_Provided data_:
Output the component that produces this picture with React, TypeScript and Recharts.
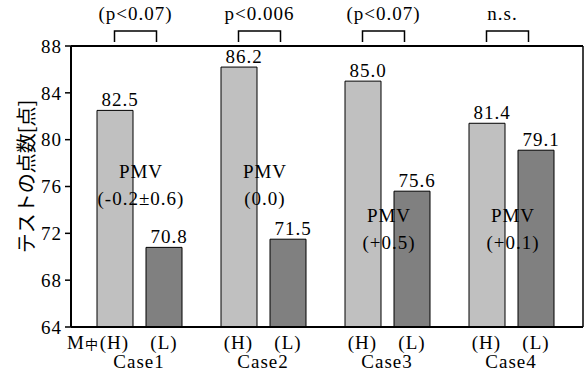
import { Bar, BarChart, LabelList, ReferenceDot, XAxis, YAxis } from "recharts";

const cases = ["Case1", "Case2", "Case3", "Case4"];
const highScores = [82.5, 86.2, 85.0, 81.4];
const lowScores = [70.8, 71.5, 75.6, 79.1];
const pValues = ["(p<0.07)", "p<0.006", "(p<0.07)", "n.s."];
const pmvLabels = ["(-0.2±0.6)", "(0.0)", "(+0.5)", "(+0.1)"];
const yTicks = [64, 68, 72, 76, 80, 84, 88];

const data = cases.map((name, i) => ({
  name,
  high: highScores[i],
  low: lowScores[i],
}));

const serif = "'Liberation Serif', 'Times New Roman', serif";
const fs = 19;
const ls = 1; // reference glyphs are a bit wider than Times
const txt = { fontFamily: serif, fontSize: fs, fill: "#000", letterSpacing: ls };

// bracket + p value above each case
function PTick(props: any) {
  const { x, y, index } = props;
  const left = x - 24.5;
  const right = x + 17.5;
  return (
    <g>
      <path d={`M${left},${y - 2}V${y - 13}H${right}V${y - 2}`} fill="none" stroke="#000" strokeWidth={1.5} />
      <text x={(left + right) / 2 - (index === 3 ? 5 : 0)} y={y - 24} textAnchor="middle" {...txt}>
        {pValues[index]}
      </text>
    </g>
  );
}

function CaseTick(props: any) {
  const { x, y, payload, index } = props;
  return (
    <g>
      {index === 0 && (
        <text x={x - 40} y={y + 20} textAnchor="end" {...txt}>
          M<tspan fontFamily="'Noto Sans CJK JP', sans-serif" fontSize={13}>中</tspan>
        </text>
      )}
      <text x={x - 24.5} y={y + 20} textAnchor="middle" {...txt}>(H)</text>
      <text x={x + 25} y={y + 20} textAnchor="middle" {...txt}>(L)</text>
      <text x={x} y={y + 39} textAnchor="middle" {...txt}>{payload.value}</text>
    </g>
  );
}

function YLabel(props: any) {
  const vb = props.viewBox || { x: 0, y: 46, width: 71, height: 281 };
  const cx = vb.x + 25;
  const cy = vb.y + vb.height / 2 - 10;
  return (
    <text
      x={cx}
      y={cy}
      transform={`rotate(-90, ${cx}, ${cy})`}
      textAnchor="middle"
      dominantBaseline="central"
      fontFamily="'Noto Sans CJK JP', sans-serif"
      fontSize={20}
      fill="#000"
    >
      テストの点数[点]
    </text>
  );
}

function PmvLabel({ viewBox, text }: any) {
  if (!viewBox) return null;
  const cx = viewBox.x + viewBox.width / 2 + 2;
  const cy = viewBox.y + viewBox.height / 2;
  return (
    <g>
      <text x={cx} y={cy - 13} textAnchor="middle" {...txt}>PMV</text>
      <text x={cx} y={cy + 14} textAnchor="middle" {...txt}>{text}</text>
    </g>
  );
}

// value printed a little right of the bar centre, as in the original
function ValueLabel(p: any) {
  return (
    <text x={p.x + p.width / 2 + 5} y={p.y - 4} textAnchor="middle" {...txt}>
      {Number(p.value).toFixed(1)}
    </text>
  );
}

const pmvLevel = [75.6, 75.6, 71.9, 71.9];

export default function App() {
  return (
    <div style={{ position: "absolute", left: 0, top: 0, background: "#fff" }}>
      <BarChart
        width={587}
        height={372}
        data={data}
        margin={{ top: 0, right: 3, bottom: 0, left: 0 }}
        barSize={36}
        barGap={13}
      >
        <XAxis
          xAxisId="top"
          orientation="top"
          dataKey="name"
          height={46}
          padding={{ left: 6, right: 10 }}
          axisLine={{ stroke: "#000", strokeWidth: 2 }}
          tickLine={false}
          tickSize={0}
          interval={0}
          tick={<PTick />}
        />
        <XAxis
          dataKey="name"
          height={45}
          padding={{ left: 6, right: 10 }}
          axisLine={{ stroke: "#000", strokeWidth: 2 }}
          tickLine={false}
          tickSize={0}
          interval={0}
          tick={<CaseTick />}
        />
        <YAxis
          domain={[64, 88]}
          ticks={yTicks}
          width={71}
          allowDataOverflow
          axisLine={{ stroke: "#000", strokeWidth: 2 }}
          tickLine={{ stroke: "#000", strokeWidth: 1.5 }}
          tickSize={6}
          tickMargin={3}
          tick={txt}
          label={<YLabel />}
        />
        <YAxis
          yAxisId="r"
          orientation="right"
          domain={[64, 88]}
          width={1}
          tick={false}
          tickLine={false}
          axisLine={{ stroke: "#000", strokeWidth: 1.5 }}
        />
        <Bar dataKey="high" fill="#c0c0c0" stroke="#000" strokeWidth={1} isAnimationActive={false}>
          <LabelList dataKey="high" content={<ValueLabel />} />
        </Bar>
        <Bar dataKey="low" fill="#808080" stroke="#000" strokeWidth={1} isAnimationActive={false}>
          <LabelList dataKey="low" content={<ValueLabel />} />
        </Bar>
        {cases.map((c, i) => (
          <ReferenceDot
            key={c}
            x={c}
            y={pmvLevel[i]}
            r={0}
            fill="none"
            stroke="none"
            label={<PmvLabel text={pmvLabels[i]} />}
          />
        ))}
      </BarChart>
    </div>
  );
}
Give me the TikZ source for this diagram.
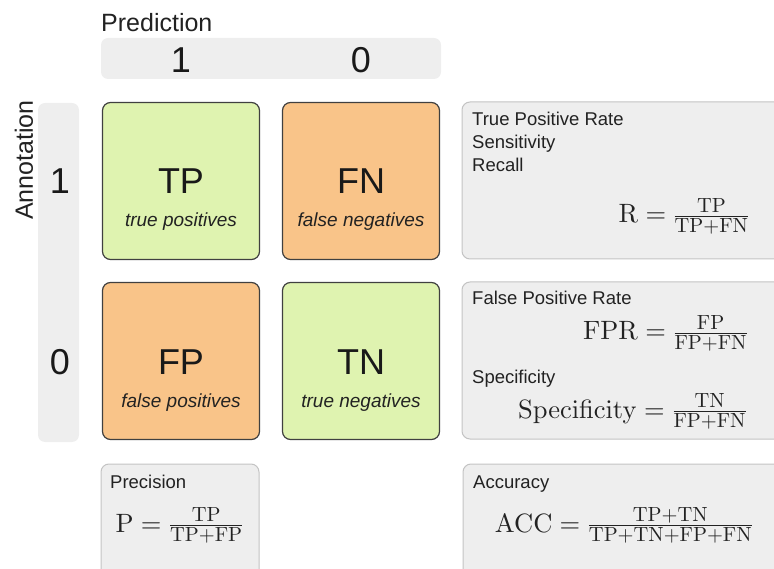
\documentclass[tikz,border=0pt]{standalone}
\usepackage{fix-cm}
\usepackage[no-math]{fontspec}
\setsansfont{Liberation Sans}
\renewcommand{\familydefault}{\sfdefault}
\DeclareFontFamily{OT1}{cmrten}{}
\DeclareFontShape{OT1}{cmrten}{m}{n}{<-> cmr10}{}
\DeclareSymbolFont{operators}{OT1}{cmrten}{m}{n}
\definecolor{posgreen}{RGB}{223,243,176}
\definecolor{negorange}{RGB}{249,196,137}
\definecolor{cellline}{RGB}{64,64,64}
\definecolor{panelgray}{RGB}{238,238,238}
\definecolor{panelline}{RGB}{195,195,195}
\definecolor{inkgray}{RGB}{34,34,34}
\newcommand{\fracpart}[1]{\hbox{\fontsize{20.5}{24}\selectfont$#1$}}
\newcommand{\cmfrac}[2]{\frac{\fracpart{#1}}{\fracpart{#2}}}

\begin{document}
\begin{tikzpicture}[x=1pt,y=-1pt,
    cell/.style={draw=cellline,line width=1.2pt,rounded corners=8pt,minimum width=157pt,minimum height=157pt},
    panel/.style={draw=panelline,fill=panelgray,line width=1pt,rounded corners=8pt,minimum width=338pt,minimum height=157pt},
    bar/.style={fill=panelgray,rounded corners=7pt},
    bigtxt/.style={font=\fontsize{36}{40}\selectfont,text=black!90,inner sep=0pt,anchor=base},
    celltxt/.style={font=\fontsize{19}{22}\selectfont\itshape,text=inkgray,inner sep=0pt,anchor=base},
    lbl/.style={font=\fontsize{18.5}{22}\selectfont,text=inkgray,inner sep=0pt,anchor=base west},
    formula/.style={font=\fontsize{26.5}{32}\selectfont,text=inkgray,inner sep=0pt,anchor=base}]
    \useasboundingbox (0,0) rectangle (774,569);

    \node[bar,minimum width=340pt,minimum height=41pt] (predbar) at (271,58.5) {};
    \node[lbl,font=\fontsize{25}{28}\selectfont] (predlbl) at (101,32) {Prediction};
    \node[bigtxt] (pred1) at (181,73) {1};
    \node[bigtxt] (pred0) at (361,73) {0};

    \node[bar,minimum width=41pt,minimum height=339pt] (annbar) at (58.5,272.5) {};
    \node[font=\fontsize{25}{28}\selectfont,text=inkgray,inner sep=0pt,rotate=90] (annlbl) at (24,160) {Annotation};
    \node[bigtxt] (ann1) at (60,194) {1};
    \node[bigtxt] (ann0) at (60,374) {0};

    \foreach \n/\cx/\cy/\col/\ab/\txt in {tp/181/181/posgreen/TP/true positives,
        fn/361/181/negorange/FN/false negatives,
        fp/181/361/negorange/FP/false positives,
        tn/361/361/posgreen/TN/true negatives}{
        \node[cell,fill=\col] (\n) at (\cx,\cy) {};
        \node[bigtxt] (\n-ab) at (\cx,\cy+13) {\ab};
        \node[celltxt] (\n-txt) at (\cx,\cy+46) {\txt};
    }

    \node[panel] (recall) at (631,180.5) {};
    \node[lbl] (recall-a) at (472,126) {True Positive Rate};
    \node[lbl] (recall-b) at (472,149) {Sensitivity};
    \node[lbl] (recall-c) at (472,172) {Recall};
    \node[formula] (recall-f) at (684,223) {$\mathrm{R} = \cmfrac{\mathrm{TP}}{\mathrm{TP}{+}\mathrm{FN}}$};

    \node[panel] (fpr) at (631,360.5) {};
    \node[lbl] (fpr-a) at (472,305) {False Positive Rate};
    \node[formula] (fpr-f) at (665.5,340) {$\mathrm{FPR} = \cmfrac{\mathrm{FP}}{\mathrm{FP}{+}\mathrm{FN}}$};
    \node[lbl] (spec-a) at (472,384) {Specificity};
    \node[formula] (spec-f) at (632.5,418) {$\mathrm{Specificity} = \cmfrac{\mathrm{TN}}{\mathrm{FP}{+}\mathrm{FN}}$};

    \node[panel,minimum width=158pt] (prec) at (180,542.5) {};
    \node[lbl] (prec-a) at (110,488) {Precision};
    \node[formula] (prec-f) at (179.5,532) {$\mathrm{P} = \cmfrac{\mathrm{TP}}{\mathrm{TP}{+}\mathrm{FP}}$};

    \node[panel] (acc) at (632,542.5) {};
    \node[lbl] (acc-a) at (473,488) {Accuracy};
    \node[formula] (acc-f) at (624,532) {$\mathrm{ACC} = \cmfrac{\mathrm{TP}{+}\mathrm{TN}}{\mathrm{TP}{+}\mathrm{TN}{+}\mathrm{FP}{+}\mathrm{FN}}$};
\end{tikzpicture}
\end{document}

_Exercise prompt_: Starting at the first line of the material, output exactly the lines up to and including the one with "ReferenceDot, XAxis, YAxis". Do not include the pictures.

_The solution_:
Output the component that produces this picture with React, TypeScript and Recharts.
import { Bar, BarChart, LabelList, ReferenceDot, XAxis, YAxis } from "recharts";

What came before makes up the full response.